>> BEGIN Supplied data

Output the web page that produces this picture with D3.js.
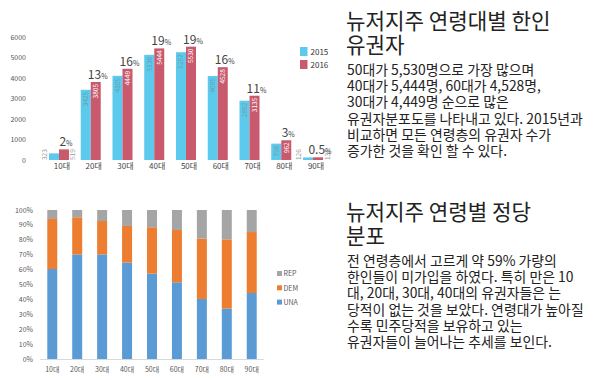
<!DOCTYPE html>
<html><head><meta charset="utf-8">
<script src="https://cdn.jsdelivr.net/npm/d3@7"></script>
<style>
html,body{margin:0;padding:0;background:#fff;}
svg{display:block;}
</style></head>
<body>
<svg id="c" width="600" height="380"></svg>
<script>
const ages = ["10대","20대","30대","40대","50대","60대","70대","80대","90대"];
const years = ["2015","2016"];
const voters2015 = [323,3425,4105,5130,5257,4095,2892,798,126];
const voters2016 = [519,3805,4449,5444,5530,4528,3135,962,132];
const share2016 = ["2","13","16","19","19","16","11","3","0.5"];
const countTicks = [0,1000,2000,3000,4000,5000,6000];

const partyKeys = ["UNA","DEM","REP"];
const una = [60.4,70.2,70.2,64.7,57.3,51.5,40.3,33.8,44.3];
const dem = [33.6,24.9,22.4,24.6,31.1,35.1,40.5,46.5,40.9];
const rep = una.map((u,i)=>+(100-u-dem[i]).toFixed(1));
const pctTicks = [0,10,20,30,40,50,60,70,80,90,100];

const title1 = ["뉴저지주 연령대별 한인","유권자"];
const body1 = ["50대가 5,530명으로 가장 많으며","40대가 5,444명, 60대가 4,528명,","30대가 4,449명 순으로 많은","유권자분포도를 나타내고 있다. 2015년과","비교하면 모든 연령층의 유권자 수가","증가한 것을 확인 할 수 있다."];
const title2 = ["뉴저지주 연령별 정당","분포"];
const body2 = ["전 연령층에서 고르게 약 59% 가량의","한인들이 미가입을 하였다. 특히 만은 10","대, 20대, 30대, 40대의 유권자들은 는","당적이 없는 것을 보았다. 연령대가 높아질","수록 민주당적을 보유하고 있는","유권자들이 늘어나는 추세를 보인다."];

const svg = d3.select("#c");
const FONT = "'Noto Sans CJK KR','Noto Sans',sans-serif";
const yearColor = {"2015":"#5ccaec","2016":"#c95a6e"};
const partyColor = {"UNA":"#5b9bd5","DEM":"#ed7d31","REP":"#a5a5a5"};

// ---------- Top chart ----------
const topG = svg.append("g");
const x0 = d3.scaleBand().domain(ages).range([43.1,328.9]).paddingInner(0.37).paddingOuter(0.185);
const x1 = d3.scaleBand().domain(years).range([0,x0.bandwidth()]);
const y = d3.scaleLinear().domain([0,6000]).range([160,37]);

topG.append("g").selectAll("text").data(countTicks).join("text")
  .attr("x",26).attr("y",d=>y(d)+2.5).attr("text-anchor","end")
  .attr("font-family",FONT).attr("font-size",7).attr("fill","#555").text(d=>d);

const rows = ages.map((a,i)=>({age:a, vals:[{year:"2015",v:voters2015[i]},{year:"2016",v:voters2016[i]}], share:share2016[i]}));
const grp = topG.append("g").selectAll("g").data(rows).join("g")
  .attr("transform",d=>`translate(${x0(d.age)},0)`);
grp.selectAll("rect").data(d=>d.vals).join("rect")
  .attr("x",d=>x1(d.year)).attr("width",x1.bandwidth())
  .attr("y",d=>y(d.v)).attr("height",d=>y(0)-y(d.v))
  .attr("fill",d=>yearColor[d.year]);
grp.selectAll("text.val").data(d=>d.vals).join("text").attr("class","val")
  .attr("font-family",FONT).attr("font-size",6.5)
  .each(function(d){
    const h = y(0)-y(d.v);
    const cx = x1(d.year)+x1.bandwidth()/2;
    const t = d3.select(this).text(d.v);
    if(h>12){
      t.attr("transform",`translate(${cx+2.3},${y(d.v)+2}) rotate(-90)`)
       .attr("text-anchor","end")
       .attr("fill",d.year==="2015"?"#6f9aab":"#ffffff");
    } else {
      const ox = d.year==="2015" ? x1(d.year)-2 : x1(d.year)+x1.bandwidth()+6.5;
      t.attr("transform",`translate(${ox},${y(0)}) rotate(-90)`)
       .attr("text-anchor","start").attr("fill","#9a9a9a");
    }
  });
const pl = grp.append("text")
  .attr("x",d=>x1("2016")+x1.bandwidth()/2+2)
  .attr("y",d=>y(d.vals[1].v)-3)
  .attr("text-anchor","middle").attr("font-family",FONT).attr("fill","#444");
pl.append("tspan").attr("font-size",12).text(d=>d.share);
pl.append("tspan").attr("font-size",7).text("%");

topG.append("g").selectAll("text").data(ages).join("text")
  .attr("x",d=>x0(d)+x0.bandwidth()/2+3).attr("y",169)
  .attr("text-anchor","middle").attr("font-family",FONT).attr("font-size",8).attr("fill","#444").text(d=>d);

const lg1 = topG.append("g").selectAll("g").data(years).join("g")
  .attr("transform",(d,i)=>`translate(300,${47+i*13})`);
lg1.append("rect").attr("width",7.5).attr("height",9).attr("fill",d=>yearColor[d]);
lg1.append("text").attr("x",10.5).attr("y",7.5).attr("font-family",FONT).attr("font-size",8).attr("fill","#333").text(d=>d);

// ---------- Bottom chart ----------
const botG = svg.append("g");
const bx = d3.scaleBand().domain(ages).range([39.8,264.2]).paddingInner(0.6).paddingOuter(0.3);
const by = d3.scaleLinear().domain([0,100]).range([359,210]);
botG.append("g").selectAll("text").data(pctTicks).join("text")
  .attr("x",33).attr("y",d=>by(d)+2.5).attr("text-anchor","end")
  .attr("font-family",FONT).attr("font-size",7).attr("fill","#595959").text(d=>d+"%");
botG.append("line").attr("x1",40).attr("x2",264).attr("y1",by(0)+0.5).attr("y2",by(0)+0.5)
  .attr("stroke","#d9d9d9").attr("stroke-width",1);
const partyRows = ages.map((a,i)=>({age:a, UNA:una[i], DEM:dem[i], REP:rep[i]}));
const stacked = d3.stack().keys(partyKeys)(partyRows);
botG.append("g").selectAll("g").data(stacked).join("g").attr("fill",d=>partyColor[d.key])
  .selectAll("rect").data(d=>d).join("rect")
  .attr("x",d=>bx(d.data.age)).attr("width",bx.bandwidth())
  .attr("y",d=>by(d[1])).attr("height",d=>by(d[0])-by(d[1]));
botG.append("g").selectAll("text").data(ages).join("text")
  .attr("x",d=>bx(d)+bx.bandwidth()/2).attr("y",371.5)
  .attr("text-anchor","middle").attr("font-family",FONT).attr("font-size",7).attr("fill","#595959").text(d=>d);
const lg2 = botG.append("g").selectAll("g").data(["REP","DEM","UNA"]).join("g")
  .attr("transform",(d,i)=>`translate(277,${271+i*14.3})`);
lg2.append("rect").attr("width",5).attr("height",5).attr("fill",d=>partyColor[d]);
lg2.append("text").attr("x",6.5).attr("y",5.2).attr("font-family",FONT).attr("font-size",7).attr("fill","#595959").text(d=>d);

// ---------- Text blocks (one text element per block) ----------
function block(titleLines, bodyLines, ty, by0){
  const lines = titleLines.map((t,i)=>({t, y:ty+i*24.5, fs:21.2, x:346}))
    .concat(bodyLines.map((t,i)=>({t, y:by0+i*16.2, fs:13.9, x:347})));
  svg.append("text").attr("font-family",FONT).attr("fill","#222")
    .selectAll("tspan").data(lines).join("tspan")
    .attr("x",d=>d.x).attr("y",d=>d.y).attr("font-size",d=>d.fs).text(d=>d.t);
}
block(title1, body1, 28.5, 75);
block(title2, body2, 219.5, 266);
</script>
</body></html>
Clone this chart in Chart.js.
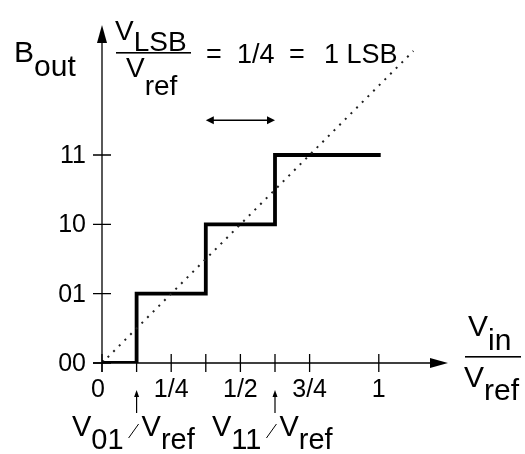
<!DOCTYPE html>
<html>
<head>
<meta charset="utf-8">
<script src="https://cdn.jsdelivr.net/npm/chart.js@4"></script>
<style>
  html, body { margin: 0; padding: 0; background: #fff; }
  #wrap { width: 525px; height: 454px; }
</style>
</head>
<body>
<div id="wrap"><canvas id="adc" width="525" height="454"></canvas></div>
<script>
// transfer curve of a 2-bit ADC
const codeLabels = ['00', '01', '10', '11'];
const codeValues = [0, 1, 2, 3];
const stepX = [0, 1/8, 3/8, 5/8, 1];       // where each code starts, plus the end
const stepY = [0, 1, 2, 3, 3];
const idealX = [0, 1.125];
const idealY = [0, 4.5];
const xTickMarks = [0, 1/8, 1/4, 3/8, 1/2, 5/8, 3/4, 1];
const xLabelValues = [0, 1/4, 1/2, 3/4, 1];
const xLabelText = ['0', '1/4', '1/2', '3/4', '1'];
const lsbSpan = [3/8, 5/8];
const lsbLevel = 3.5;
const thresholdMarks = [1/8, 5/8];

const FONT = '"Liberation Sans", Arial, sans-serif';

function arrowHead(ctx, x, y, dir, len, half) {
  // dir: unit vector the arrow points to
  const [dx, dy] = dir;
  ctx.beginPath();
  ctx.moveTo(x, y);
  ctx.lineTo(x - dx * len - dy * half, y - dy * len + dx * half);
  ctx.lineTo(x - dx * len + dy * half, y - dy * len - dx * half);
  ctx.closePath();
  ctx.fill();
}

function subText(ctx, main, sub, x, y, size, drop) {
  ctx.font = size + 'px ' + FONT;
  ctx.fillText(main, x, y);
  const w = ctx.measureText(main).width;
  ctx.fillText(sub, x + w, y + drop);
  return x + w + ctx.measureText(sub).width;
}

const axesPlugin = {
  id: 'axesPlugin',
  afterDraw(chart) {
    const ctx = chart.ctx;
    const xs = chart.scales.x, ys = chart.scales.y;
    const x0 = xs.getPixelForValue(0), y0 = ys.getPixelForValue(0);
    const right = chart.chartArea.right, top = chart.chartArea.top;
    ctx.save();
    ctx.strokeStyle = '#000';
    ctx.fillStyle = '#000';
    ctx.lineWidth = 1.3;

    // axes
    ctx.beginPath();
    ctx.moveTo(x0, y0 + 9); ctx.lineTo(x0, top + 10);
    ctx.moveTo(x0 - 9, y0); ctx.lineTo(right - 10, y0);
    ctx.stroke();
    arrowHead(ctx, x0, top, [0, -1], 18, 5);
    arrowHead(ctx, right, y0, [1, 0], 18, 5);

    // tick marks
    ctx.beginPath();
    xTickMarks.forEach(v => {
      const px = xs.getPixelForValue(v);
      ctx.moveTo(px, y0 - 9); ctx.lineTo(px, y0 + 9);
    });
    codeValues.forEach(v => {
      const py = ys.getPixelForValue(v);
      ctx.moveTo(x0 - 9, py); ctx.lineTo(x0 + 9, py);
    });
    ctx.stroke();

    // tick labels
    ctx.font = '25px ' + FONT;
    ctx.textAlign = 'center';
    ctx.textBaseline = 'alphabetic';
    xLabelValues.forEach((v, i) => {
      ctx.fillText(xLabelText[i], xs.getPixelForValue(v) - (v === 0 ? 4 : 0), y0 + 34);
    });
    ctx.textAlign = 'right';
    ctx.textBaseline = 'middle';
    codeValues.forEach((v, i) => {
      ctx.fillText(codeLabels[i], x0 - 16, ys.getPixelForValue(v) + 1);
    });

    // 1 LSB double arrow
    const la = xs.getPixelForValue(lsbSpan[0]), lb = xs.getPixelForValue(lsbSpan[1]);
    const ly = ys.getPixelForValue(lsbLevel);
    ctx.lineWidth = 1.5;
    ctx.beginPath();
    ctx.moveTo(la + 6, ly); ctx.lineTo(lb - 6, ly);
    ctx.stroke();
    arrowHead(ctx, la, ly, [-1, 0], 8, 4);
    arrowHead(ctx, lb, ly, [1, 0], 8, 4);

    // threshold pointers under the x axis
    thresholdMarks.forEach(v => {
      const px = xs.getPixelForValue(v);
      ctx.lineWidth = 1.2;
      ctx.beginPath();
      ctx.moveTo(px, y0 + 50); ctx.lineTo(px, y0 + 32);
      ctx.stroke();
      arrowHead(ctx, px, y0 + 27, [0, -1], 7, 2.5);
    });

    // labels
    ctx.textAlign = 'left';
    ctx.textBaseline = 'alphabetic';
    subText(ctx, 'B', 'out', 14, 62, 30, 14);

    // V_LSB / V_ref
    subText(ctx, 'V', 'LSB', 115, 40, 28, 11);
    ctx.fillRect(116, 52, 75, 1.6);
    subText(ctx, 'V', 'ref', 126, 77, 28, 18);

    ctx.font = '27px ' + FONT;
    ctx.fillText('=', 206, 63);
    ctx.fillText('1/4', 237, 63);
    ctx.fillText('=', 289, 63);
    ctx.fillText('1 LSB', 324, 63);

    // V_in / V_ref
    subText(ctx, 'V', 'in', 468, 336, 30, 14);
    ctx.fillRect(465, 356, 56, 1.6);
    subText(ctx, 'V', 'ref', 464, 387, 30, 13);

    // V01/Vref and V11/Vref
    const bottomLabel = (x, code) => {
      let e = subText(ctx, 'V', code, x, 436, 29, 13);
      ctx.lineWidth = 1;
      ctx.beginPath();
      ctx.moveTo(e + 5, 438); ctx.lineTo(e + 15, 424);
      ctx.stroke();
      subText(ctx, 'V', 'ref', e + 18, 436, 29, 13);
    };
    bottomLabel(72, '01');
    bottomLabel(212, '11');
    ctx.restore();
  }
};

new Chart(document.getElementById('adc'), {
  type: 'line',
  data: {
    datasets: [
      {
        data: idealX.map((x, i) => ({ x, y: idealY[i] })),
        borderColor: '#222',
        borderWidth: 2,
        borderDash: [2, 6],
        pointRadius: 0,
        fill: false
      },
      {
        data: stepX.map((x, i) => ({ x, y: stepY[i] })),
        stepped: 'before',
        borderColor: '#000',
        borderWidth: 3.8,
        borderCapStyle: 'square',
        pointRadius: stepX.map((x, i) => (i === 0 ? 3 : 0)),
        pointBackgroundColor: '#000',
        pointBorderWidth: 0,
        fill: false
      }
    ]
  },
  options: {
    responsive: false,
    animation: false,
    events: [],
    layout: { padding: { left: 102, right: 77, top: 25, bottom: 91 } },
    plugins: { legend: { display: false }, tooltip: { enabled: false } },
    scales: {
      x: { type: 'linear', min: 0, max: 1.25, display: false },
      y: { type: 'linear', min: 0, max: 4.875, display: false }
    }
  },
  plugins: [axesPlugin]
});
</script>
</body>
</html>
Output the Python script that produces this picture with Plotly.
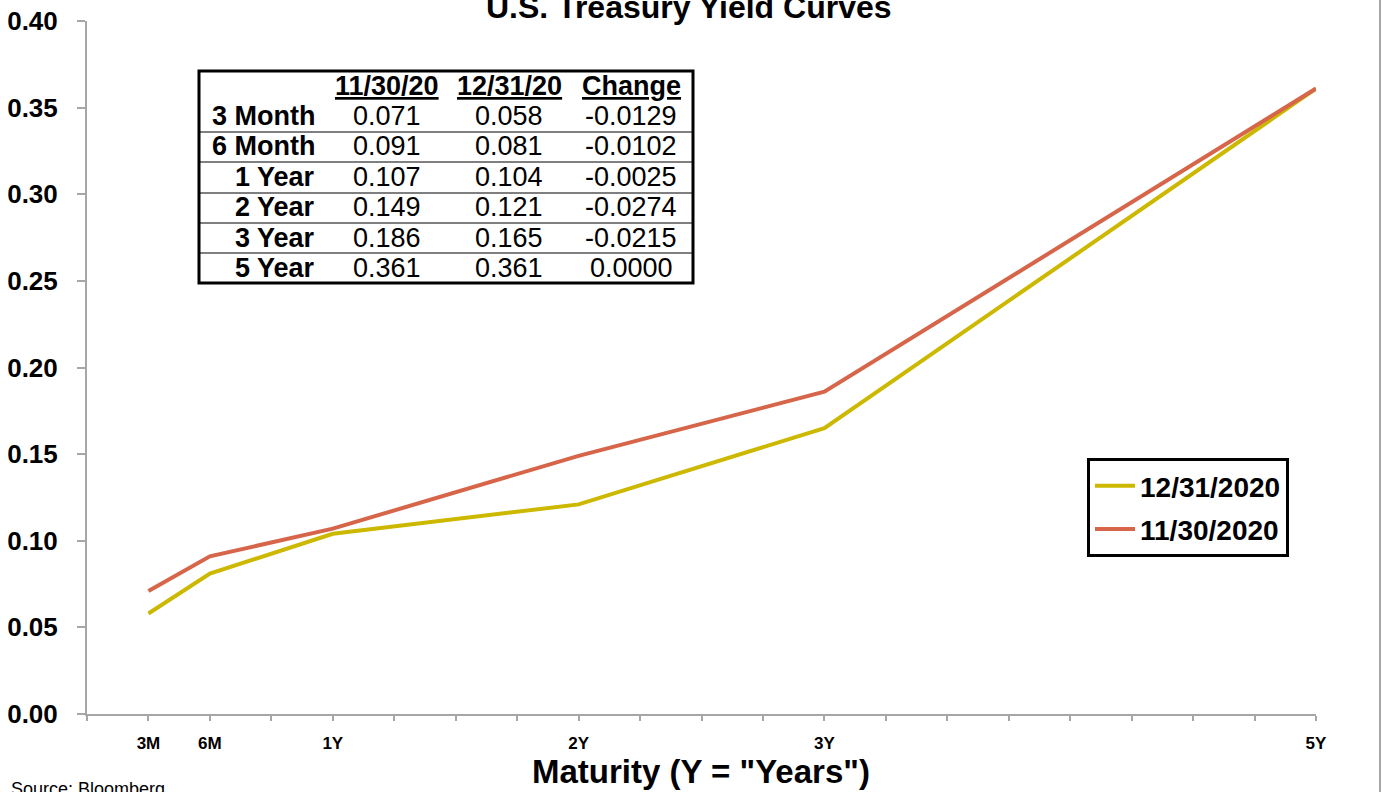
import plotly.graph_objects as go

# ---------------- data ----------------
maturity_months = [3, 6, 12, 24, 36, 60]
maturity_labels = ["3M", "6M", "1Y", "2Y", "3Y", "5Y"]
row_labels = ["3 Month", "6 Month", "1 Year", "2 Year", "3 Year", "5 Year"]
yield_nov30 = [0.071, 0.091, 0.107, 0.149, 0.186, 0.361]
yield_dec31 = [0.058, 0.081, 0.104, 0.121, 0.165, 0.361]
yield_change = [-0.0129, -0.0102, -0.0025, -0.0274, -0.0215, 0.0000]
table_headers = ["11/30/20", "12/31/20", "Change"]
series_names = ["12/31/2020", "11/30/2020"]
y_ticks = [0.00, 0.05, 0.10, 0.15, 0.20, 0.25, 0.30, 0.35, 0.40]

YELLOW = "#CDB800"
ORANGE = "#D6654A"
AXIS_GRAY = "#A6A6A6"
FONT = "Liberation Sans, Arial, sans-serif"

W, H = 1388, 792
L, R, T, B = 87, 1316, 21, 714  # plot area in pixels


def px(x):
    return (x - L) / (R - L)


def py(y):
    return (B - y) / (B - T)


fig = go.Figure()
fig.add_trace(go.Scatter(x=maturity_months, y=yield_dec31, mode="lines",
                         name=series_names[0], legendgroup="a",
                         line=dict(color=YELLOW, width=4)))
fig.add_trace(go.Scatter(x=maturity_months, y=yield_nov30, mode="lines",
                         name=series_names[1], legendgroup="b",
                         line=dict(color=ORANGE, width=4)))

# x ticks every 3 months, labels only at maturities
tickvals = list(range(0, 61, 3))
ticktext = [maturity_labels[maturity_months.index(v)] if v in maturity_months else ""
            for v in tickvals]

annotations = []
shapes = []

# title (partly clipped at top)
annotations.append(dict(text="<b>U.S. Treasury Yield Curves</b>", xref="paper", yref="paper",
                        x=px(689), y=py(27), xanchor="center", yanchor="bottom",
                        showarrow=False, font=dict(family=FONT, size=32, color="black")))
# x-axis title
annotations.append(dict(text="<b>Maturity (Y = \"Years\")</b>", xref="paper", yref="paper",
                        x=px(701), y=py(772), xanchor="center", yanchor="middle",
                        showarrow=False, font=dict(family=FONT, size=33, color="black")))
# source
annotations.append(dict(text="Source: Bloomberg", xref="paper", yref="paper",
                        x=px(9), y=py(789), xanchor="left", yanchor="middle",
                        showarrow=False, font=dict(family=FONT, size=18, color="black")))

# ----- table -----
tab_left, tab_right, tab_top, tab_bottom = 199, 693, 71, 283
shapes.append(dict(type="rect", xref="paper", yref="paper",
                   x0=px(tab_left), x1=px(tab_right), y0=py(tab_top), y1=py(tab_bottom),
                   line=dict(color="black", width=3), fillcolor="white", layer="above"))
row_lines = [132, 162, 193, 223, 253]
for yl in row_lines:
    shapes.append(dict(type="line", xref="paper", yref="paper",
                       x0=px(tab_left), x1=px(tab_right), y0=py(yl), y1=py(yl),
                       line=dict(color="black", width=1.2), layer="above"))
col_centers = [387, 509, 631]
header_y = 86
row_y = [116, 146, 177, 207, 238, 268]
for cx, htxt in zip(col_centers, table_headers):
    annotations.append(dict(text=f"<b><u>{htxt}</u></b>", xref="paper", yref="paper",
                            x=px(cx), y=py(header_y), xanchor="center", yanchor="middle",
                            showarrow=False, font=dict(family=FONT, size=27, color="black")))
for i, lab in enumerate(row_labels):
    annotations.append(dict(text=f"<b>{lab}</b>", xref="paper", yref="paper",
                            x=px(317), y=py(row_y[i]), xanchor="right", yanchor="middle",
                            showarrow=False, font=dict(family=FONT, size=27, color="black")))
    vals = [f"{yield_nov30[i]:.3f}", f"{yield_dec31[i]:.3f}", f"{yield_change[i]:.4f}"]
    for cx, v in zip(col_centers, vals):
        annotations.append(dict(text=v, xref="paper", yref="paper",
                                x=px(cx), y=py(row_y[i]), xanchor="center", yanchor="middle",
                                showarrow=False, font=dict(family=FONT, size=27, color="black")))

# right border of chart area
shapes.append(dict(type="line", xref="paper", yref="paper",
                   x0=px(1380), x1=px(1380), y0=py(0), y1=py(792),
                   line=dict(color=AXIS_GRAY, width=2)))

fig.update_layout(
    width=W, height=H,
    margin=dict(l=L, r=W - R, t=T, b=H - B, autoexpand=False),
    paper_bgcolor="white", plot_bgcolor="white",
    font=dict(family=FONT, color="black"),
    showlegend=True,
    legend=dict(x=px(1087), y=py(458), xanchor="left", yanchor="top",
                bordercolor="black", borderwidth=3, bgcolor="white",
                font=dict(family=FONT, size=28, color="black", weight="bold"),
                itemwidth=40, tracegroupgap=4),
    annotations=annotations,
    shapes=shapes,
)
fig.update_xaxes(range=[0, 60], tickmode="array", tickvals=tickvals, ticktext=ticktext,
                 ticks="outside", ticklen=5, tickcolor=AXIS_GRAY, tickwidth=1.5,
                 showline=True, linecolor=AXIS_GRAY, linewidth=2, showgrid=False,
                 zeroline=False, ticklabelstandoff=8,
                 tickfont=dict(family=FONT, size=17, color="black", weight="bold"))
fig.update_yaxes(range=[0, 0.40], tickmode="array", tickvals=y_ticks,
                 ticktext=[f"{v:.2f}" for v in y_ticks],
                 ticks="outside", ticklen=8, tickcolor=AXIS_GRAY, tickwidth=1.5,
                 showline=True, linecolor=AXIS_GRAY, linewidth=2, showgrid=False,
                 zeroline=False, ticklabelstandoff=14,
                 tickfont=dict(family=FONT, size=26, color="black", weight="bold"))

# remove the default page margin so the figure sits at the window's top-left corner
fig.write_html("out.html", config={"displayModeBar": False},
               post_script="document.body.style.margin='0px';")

>> END Supplied data

**What to produce:** Output nothing except the lines from the one containing "Output the Python" through the one containing "import plotly.graph_objects as go", both kept, with the pictures removed.

**Response to the exercise:**
Output the Python script that produces this picture with Plotly.
import plotly.graph_objects as go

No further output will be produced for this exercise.